In other words, although there is no ICZN rule which explicitly states that
a genus is taxomically invalid if its type species is a nomen dubium, the
rules are crafted in such a way that this is what happens anyway.
I think I get what you're arguing, Tim (emphasis on _think_ - my
sincere apologies if I've misunderstood you).
No, you've understood me loud and clear. That's probably more a credit to
you than to me. :-)
However, I don't think I'd agree with you. I've always understood this to
mean that 'genus A
is the genus that it's type species belongs to', etc. Every specimen must
have fallen into one species or another, even if we can't identify which
species it was for the material we have available.
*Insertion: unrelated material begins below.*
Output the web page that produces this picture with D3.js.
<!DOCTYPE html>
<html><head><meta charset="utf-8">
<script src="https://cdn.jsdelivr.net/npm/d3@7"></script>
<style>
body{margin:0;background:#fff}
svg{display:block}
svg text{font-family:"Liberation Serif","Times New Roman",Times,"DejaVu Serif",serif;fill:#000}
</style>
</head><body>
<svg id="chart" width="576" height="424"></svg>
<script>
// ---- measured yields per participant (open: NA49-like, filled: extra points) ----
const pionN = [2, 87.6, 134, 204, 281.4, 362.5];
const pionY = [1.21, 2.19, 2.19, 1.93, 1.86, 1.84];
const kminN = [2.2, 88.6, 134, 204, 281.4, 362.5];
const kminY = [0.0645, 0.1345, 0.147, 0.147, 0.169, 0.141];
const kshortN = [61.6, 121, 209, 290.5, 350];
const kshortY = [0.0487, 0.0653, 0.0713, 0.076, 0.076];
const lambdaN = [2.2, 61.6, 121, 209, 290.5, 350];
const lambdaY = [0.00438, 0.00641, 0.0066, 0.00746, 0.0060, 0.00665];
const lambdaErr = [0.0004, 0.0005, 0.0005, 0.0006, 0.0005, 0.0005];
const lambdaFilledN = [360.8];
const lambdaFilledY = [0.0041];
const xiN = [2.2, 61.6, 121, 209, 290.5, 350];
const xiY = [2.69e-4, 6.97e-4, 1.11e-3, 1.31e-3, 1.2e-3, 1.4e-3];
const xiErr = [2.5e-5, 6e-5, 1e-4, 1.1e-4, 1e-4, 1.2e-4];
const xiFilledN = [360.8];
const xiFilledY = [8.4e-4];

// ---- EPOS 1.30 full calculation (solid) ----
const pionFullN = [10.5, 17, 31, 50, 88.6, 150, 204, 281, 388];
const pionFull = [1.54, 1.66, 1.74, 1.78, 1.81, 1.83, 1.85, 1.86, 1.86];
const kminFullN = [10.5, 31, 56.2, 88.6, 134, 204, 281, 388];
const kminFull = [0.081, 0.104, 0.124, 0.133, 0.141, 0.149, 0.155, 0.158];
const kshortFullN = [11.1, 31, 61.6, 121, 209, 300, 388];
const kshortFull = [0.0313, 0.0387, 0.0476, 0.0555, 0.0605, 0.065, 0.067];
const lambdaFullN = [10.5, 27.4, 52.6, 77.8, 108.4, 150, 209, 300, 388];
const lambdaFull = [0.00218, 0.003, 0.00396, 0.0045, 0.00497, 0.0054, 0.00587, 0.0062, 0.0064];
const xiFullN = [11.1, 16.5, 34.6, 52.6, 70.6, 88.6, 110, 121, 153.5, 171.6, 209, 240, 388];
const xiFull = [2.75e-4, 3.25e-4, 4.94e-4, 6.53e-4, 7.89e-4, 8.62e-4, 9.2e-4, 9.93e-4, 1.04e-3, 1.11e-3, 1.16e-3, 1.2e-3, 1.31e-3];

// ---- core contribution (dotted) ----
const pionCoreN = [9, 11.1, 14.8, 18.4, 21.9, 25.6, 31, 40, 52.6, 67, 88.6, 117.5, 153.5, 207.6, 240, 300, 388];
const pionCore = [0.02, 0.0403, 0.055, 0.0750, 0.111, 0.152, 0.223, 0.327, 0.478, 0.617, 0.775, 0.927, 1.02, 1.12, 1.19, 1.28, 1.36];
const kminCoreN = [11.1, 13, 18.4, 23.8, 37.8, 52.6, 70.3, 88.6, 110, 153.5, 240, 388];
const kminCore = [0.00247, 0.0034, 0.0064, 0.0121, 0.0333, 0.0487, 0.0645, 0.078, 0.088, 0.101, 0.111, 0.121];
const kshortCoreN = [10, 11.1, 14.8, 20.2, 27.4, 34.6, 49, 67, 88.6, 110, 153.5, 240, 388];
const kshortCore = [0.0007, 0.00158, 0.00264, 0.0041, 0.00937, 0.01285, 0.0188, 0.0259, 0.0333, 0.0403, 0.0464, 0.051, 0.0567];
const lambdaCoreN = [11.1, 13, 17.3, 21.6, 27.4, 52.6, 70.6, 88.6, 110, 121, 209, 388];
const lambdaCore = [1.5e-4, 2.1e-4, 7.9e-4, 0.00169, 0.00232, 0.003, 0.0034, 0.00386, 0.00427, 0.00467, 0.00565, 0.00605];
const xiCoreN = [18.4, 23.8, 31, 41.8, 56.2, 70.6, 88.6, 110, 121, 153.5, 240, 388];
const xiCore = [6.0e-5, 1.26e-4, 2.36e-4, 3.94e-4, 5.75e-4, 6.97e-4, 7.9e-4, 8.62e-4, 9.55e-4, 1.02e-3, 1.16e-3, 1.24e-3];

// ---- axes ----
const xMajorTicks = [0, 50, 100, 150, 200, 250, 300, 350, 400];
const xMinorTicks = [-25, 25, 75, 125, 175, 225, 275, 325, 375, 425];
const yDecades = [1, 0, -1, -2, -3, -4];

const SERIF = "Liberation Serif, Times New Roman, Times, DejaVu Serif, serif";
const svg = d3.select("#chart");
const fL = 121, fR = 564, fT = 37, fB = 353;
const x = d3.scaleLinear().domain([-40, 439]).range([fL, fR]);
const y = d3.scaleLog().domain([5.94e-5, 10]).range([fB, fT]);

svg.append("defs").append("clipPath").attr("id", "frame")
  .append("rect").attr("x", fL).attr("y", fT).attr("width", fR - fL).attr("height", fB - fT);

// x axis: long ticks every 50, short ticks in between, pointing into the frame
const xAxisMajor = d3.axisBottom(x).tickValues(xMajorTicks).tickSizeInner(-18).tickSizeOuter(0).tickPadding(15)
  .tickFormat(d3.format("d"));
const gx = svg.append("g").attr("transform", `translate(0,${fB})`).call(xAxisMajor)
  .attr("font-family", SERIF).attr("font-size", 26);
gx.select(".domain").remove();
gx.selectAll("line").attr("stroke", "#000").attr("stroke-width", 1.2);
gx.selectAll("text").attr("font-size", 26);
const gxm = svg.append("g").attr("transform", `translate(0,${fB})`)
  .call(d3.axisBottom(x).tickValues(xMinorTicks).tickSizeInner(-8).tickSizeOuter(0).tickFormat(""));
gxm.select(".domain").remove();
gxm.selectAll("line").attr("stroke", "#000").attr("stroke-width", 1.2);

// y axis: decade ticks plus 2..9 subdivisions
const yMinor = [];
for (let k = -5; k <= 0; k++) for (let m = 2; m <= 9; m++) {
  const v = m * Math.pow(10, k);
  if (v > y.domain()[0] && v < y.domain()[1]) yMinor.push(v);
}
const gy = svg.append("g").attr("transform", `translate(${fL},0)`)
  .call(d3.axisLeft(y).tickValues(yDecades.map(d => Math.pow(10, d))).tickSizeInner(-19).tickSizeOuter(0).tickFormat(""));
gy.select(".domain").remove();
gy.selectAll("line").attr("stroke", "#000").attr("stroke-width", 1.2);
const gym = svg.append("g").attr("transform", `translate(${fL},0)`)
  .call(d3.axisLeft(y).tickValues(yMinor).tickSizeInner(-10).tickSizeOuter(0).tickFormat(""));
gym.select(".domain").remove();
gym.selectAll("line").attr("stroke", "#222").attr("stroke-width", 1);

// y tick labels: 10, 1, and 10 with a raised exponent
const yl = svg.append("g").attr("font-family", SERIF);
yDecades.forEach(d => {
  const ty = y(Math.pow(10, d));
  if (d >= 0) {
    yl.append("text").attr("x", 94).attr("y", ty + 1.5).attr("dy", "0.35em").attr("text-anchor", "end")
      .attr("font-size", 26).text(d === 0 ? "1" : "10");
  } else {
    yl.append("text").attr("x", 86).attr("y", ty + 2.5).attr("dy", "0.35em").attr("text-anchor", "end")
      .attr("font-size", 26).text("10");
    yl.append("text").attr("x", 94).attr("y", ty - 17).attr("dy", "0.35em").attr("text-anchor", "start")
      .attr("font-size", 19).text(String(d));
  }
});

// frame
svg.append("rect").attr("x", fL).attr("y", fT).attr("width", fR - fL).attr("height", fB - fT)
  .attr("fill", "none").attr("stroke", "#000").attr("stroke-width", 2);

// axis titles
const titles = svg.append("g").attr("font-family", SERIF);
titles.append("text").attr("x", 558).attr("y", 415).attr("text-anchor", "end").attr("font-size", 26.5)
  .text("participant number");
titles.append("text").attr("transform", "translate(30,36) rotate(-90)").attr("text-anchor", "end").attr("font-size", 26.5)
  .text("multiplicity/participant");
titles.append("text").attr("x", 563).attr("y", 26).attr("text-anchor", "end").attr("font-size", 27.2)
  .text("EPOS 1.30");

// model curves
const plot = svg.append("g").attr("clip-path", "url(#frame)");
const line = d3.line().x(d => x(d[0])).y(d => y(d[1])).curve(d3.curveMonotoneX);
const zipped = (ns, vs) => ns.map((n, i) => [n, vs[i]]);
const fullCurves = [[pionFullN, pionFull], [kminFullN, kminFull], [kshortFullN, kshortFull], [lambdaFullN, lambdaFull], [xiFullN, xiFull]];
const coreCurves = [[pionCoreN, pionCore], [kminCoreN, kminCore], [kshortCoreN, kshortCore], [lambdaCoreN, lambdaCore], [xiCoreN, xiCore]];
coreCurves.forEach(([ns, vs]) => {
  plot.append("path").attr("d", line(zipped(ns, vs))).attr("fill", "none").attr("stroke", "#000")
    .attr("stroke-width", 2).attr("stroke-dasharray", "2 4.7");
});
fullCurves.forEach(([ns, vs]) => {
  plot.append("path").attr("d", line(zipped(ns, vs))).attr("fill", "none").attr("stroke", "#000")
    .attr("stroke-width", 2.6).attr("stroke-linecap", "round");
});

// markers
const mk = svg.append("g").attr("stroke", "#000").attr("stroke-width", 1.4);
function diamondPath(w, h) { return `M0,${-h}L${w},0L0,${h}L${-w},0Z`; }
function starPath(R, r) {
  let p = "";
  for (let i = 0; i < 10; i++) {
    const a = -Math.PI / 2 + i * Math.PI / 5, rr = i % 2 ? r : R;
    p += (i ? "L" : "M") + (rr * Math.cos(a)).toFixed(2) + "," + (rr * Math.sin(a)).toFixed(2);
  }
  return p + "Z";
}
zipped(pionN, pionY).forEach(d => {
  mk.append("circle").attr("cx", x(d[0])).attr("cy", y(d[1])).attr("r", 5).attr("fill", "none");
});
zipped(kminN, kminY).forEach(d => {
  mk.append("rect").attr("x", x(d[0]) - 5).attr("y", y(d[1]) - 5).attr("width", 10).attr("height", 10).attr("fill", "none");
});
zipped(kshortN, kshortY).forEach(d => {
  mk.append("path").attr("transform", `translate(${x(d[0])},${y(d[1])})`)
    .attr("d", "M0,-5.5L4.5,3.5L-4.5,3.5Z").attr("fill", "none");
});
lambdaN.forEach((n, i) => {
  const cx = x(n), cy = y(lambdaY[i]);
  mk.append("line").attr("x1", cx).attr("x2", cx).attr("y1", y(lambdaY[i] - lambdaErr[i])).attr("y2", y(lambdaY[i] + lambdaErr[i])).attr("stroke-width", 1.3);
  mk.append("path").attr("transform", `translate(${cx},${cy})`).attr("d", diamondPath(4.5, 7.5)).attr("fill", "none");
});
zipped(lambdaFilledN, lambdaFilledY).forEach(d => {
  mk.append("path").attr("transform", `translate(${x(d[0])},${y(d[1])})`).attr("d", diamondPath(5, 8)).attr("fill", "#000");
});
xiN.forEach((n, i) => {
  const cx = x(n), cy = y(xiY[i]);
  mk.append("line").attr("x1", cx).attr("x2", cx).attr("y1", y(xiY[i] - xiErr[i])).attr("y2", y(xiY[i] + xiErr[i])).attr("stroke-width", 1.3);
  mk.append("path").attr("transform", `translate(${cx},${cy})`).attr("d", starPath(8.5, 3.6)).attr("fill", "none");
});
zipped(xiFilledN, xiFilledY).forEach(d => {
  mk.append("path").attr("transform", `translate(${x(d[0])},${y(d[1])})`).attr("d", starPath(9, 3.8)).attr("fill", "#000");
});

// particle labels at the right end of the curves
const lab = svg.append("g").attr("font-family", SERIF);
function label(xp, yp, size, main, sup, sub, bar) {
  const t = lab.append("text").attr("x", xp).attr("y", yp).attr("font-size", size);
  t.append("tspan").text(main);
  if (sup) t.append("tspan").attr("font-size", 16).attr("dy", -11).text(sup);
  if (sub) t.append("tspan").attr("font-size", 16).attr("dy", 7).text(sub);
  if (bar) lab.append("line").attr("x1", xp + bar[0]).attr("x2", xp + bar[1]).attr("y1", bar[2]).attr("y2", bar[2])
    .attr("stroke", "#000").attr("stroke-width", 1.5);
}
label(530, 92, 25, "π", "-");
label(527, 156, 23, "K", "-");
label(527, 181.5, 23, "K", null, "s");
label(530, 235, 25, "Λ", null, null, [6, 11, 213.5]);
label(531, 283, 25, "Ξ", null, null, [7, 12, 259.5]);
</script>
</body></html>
There lies the rub. Taxonomy is about identification, and named species
that cannot be identified to the level of species are nomina dubia.
Therefore, the fact that we can't identify the species characteristics of
_Mochlodon suessi_ is irrelevant to the question of what genus it belongs
to - _if_ we can demonstrate that 'whatever
species this was, it fell within this genus'.
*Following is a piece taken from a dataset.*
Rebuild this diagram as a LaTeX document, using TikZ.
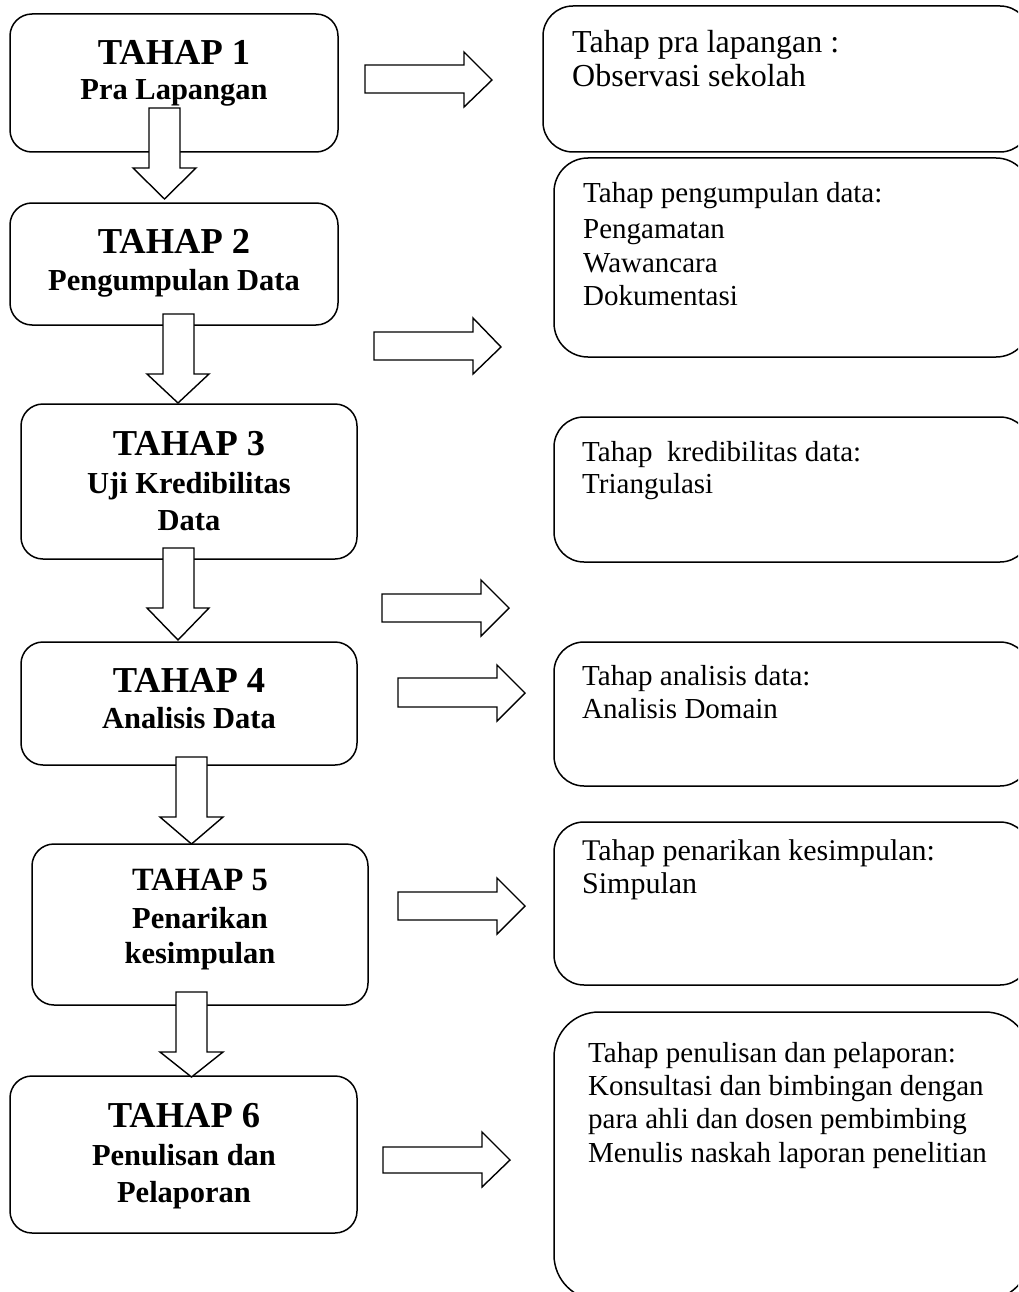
\documentclass[tikz,border=0pt]{standalone}
\usepackage{fontspec}
\setmainfont{Liberation Serif}
\begin{document}
\begin{tikzpicture}[x=1pt,y=-1pt,
  lbox/.style={draw, line width=1.5pt, rounded corners=22pt, fill=white, inner sep=0pt},
  rbox/.style={draw, line width=1.5pt, rounded corners=30pt, fill=white, inner sep=0pt},
  blk/.style={draw, line width=1.4pt, fill=white, line join=miter},
  ttl/.style={font=\fontsize{36.5}{40}\selectfont\bfseries, anchor=base, inner sep=0pt},
  sub/.style={font=\fontsize{30.5}{36}\selectfont\bfseries, anchor=base, inner sep=0pt},
  txt/.style={font=\fontsize{29}{33}\selectfont, anchor=base west, inner sep=0pt}]
\useasboundingbox (0,0) rectangle (1018,1292);
\clip (0,0) rectangle (1018,1292);
% left boxes
\node[lbox, minimum width=328pt, minimum height=138pt] (b1) at (174,83) {};
\node[lbox, minimum width=328pt, minimum height=122pt] (b2) at (174,264) {};
\node[lbox, minimum width=336pt, minimum height=155pt] (b3) at (189,481.5) {};
\node[lbox, minimum width=336pt, minimum height=123pt] (b4) at (189,703.5) {};
\node[lbox, minimum width=336pt, minimum height=161pt] (b5) at (200,924.5) {};
\node[lbox, minimum width=347pt, minimum height=157pt] (b6) at (183.5,1154.5) {};
% right boxes
\node[rbox, minimum width=487pt, minimum height=146pt] (r1) at (786.5,79) {};
\node[rbox, rounded corners=34pt, minimum width=476pt, minimum height=199pt] (r2) at (792,257.5) {};
\node[rbox, minimum width=476pt, minimum height=145pt] (r3) at (792,489.5) {};
\node[rbox, minimum width=476pt, minimum height=144pt] (r4) at (792,714) {};
\node[rbox, minimum width=476pt, minimum height=163pt] (r5) at (792,903.5) {};
\node[rbox, rounded corners=45pt, minimum width=476pt, minimum height=288pt] (r6) at (792,1156) {};
% down block arrows
\draw[blk] (149,108) -- (180,108) -- (180,168) -- (196,168) -- (164.5,199) -- (133,168) -- (149,168) -- cycle;
\draw[blk] (163,314) -- (194,314) -- (194,374) -- (209,374) -- (178,403) -- (147,374) -- (163,374) -- cycle;
\draw[blk] (163,548) -- (194,548) -- (194,608) -- (209,608) -- (178,640) -- (147,608) -- (163,608) -- cycle;
\draw[blk] (176,757) -- (207,757) -- (207,817) -- (223,817) -- (191.5,844) -- (160,817) -- (176,817) -- cycle;
\draw[blk] (176,992) -- (207,992) -- (207,1052) -- (223,1052) -- (191.5,1077) -- (160,1052) -- (176,1052) -- cycle;
% right block arrows
\draw[blk] (365,65) -- (464,65) -- (464,52) -- (492,80) -- (464,107) -- (464,93) -- (365,93) -- cycle;
\draw[blk] (374,332) -- (473,332) -- (473,318) -- (501,347) -- (473,374) -- (473,360) -- (374,360) -- cycle;
\draw[blk] (382,594) -- (481,594) -- (481,580) -- (509,608) -- (481,636) -- (481,622) -- (382,622) -- cycle;
\draw[blk] (398,678) -- (497,678) -- (497,665) -- (525,693) -- (497,721) -- (497,707) -- (398,707) -- cycle;
\draw[blk] (398,892) -- (497,892) -- (497,878) -- (525,906) -- (497,934) -- (497,920) -- (398,920) -- cycle;
\draw[blk] (383,1147) -- (482,1147) -- (482,1132) -- (510,1160) -- (482,1187) -- (482,1173) -- (383,1173) -- cycle;
% left texts
\node[ttl] (t1) at (174,65) {TAHAP 1};
\node[sub] (s1) at (174,100) {Pra Lapangan};
\node[ttl] (t2) at (174,253) {TAHAP 2};
\node[sub] (s2) at (174,290) {Pengumpulan Data};
\node[ttl] (t3) at (189,455) {TAHAP 3};
\node[sub] (s3a) at (189,493) {Uji Kredibilitas};
\node[sub] (s3b) at (189,530) {Data};
\node[ttl] (t4) at (189,692) {TAHAP 4};
\node[sub] (s4) at (189,728) {Analisis Data};
\node[ttl, font=\fontsize{32.5}{36}\selectfont\bfseries] (t5) at (200,890) {TAHAP 5};
\node[sub] (s5a) at (200,928) {Penarikan};
\node[sub] (s5b) at (200,963) {kesimpulan};
\node[ttl] (t6) at (184,1127) {TAHAP 6};
\node[sub] (s6a) at (184,1165) {Penulisan dan};
\node[sub] (s6b) at (184,1202) {Pelaporan};
% right texts
\node[txt, font=\fontsize{32}{34}\selectfont] (x1a) at (572,53) {Tahap pra lapangan :};
\node[txt, font=\fontsize{32}{34}\selectfont] (x1b) at (572,87) {Observasi sekolah};
\node[txt] (x2a) at (583,203) {Tahap pengumpulan data:};
\node[txt] (x2b) at (583,238) {Pengamatan};
\node[txt] (x2c) at (583,272) {Wawancara};
\node[txt] (x2d) at (583,305) {Dokumentasi};
\node[txt] (x3a) at (582,461) {Tahap~~kredibilitas data:};
\node[txt] (x3b) at (582,493) {Triangulasi};
\node[txt] (x4a) at (582,685) {Tahap analisis data:};
\node[txt] (x4b) at (582,718) {Analisis Domain};
\node[txt, font=\fontsize{30}{33}\selectfont] (x5a) at (582,860) {Tahap penarikan kesimpulan:};
\node[txt, font=\fontsize{30}{33}\selectfont] (x5b) at (582,893) {Simpulan};
\node[txt] (x6a) at (588,1062) {Tahap penulisan dan pelaporan:};
\node[txt] (x6b) at (588,1095) {Konsultasi dan bimbingan dengan};
\node[txt] (x6c) at (588,1128) {para ahli dan dosen pembimbing};
\node[txt] (x6d) at (588,1162) {Menulis naskah laporan penelitian};
\end{tikzpicture}
\end{document}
If I understand 61.1.2. correctly, the ICZN sets the bar a little higher
than that. The fact that we can't identify the species characteristics of
_Mochlodon suessi_ is very much relevant to the question of what genus it
belongs to. In this case, anyway. If _Zalmoxes_ was monotypic (i.e.,
_shqiperorum_=_robustus_), then the genus-level and species-level characters
would be the same, and _Mochlodon suessi_ would be valid at the
species-level, and so _Mochlodon_ have priority over _Zalmoxes_.
Again, I wouldn't have such a narrow view of the ICZN as you. The type
specimen must by definition belong to the species it typifies, and every
specimen must have belonged to one species or another.
In the 'real world', yes. We know that _Antrodemus valens_ didn't stalk the
Jurassic terrain as a disembodied tailbone, for example. But taxonomy
places a lot of stock in what a specimen can be *demonstrated* to belong to.
While the current specimen of _Antrodemus valens_ does not possess the
characters necessary to reliably identify it, the individual it came from
would have probably done so while alive. And yes,
_Antrodemus_ would take priority over _Allosaurus_ - _if_ we could
demonstrate the two to be congeneric.
This would be problematic in terms of taxonomy. In order for _Antrodemus_
to be valid, _A. valens_ (the type species) would have to be valid. This is
analogous to _Mochlodon_: in order for _Mochlodon_ to be valid, _M. suessi_
(the type species) would have to be valid.